I subscribe to the free version of Stowe Boyd’s Work Futures newsletter. He’s jumped around platforms a bit when I think he’d be better off charging a smaller amount for a larger audience on Patreon.
Boyd’s latest post talks about how he approaches his work, a subject I find endlessly fascinating.
I basically employ three styles of work journaling:
- On a daily basis, I plan and track my work with the ‘1, 2, 3′ technique.
- On a weekly basis, I plan and track using the ‘must, should, might’ technique.

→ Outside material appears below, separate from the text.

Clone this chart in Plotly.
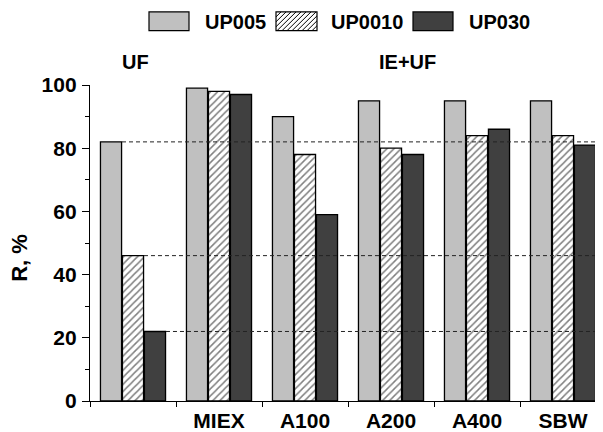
import plotly.graph_objects as go

# ---- data ----
categories = [" ", "MIEX", "A100", "A200", "A400", "SBW"]
series_names = ["UP005", "UP0010", "UP030"]
up005 = [82, 99, 90, 95, 95, 95]
up0010 = [46, 98, 78, 80, 84, 84]
up030 = [22, 97, 59, 78, 86, 81]
y_ticks = [0, 20, 40, 60, 80, 100]

FONT = "Liberation Sans, Arial, sans-serif"
OFF = 8  # default page body margin
W, H = 603 - OFF, 432 - OFF
ML, MR, MT = 90 - OFF, 0, 85 - OFF
PLOT_BOTTOM = 405 - OFF
MB = H - PLOT_BOTTOM
PW, PH = W - ML - MR, H - MT - MB
CAT_PX = 86.0
x_range = [-0.5, -0.5 + PW / CAT_PX]
BARGAP = 0.233
BARGROUPGAP = 0.04

# convert reference-image pixel positions to paper coordinates
def px2paper_x(px):
    return (px - OFF - ML) / PW

def px2paper_y(py):
    return (PLOT_BOTTOM - (py - OFF)) / PH

gray = "#c0c0c0"
dark = "#404040"
edge = dict(color="black", width=1.3)

fig = go.Figure()
fig.add_trace(go.Bar(x=categories, y=up005, name=series_names[0],
                     marker=dict(color=gray, line=edge), showlegend=False))
fig.add_trace(go.Bar(x=categories, y=up0010, name=series_names[1],
                     marker=dict(color="white", line=edge,
                                 pattern=dict(shape="/", size=5, solidity=0.3,
                                              fgcolor="black", bgcolor="white",
                                              fillmode="overlay")),
                     showlegend=False))
fig.add_trace(go.Bar(x=categories, y=up030, name=series_names[2],
                     marker=dict(color=dark, line=edge), showlegend=False))

# dashed reference lines from the tops of the UF bars
slot = (1 - BARGAP) / 3
for i, vals in enumerate([up005, up0010, up030]):
    right_edge = -(1 - BARGAP) / 2 + slot * (i + 1)
    fig.add_shape(type="line", xref="x", yref="y",
                  x0=right_edge, x1=x_range[1], y0=vals[0], y1=vals[0],
                  line=dict(color="#222222", width=1, dash="4px,3px"),
                  layer="above")

# custom legend (boxes + labels)
legend_items = [
    (149, 189, 203, gray, False),
    (276, 317, 329, "white", True),
    (413, 453, 467, dark, False),
]
box_top, box_bot = 11, 30
for (bx0, bx1, tx, col, hatched), name in zip(legend_items, series_names):
    fig.add_shape(type="rect", xref="paper", yref="paper",
                  x0=px2paper_x(bx0), x1=px2paper_x(bx1),
                  y0=px2paper_y(box_bot), y1=px2paper_y(box_top),
                  fillcolor=col, line=dict(color="black", width=1.2))
    if hatched:
        h = box_bot - box_top
        segs = []
        s = 5
        c = bx0 - h
        while c < bx1:
            t0 = max(0, bx0 - c)
            t1 = min(h, bx1 - c)
            if t1 > t0:
                xa, ya = c + t0, box_bot - t0
                xb, yb = c + t1, box_bot - t1
                segs.append(f"M{px2paper_x(xa)},{px2paper_y(ya)} L{px2paper_x(xb)},{px2paper_y(yb)}")
            c += s
        fig.add_shape(type="path", xref="paper", yref="paper", path=" ".join(segs),
                      line=dict(color="black", width=1))
    fig.add_annotation(xref="paper", yref="paper", x=px2paper_x(tx), y=px2paper_y(21),
                       text=name, showarrow=False, xanchor="left", yanchor="middle",
                       font=dict(family=FONT, size=20, color="black", weight="bold"))

# group labels
for label, cx in [("UF", 135), ("IE+UF", 407)]:
    fig.add_annotation(xref="paper", yref="paper", x=px2paper_x(cx), y=px2paper_y(62),
                       text=label, showarrow=False, xanchor="center", yanchor="middle",
                       font=dict(family=FONT, size=20, color="black", weight="bold"))

# y axis title
fig.add_annotation(xref="paper", yref="paper", x=px2paper_x(20), y=px2paper_y(260),
                   text="R, %", showarrow=False, textangle=-90,
                   xanchor="center", yanchor="middle",
                   font=dict(family=FONT, size=22, color="black", weight="bold"))

fig.update_layout(
    width=W, height=H,
    margin=dict(l=ML, r=MR, t=MT, b=MB, pad=0),
    paper_bgcolor="white", plot_bgcolor="white",
    barmode="group", bargap=BARGAP, bargroupgap=BARGROUPGAP,
    showlegend=False,
    xaxis=dict(type="category", categoryorder="array", categoryarray=categories,
               range=x_range, tickson="boundaries", ticks="outside", ticklen=5,
               tickwidth=1.2, tickcolor="black", showline=True, linecolor="black",
               linewidth=1.3, showgrid=False, zeroline=False, ticklabelstandoff=1,
               tickfont=dict(family=FONT, size=21, color="black", weight="bold")),
    yaxis=dict(range=[0, 100], tickvals=y_ticks, ticks="outside", ticklen=7,
               tickwidth=1.2, tickcolor="black", showline=True, linecolor="black",
               linewidth=1.3, showgrid=False, zeroline=False, ticklabelstandoff=1,
               minor=dict(dtick=10, ticks="outside", ticklen=4, tickwidth=1.2,
                          tickcolor="black", showgrid=False),
               tickfont=dict(family=FONT, size=21, color="black", weight="bold")),
)

fig.write_html("out.html")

- On ‘agenda’ projects, I plan and track using the ‘do, do, do’ technique. I use the term ‘agenda’ to distinguish with the short-range calendar orientation of daily and weekly projects. This will make more sense, later on.
Breaking down that ‘1, 2, 3’ technique, he notes that (like me) he’s realised there’s only a certain amount you can sustainably get done in one day:
Specifically, I have learned that I can do the following:
- One major activity, such as working for a few hours on client research, or writing for a few hours. This is the ‘1′ in the ‘1, 2, 3′.
- Two medium sized activities, like a 45 minute phone call, or doing an hour-long webinar. This is the ‘2′ in the ‘1, 2, 3′.
- Three short activities, taking less than 45 minutes. This is the ‘3′ in the ‘1, 2, 3′.
I’m not sure how many hours per day Boyd works, but I bet it varies. What I like about this approach is that having a ‘major activity’ that you check off each day makes you feel like you’ve achieved something. A day full of short and medium-sized activities feels somewhat wasted.